Set problem =
Search the records for "this". Copy every line where it appears.

Source code of charts
********************
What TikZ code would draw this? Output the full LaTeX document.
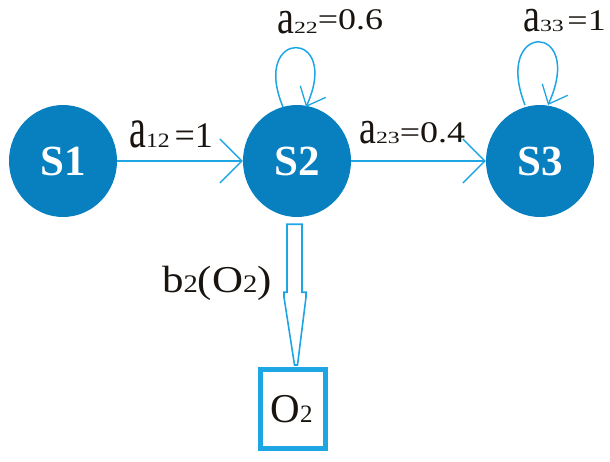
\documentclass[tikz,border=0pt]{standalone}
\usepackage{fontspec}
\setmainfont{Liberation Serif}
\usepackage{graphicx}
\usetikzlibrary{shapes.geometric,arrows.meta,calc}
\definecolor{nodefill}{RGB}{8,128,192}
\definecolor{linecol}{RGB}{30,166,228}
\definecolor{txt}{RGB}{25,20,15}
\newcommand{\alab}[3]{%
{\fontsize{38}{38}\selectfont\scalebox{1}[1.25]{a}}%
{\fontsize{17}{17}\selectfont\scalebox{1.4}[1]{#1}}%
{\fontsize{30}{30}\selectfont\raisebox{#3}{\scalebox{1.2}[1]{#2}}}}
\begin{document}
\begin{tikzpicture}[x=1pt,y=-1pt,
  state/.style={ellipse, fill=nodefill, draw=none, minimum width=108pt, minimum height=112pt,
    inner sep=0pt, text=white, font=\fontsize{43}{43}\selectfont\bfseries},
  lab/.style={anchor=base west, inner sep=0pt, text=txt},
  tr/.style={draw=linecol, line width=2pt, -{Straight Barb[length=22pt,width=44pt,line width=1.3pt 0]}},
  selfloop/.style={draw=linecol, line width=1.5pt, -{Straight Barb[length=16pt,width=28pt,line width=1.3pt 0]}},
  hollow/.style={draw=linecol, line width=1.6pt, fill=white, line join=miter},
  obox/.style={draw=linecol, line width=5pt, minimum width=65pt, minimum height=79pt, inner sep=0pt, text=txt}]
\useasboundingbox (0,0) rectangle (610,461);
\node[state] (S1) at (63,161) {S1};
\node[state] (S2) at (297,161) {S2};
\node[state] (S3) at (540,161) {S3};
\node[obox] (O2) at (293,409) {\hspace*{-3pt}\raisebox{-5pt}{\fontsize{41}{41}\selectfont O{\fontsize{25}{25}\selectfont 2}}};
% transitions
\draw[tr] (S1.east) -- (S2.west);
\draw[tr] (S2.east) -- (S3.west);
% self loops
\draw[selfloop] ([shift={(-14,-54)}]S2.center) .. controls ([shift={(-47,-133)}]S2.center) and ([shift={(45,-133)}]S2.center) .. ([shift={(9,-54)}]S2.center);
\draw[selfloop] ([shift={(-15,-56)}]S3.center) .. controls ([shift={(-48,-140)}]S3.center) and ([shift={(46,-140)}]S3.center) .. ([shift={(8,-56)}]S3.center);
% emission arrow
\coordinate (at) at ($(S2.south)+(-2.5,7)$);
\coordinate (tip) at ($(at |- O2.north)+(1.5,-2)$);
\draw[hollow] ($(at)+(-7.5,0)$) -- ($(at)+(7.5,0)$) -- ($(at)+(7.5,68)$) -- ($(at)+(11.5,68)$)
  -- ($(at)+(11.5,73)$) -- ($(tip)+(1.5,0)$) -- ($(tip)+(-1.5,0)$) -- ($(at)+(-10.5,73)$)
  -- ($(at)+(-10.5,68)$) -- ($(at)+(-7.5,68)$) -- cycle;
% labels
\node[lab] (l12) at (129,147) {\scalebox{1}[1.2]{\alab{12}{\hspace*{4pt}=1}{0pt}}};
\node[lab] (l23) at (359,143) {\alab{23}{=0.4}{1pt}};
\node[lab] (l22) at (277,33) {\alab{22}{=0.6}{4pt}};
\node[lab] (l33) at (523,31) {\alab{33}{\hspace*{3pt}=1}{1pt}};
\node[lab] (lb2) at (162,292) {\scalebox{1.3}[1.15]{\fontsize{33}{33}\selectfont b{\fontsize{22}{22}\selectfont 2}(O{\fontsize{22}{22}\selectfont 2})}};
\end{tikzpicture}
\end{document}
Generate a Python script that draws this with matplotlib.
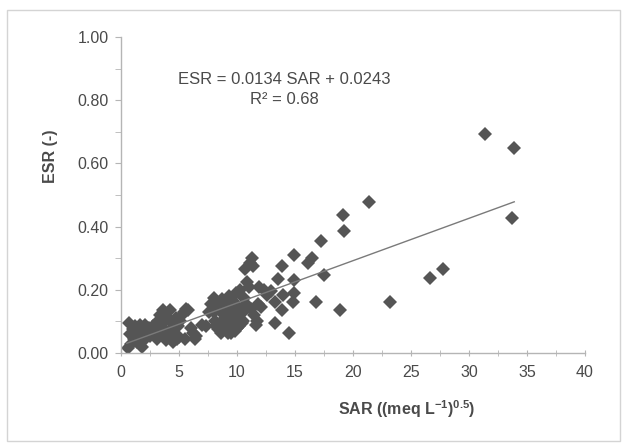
********************
Result of the task =
What TikZ code would draw this? Output the full LaTeX document.
Generate a Python script that draws this with matplotlib.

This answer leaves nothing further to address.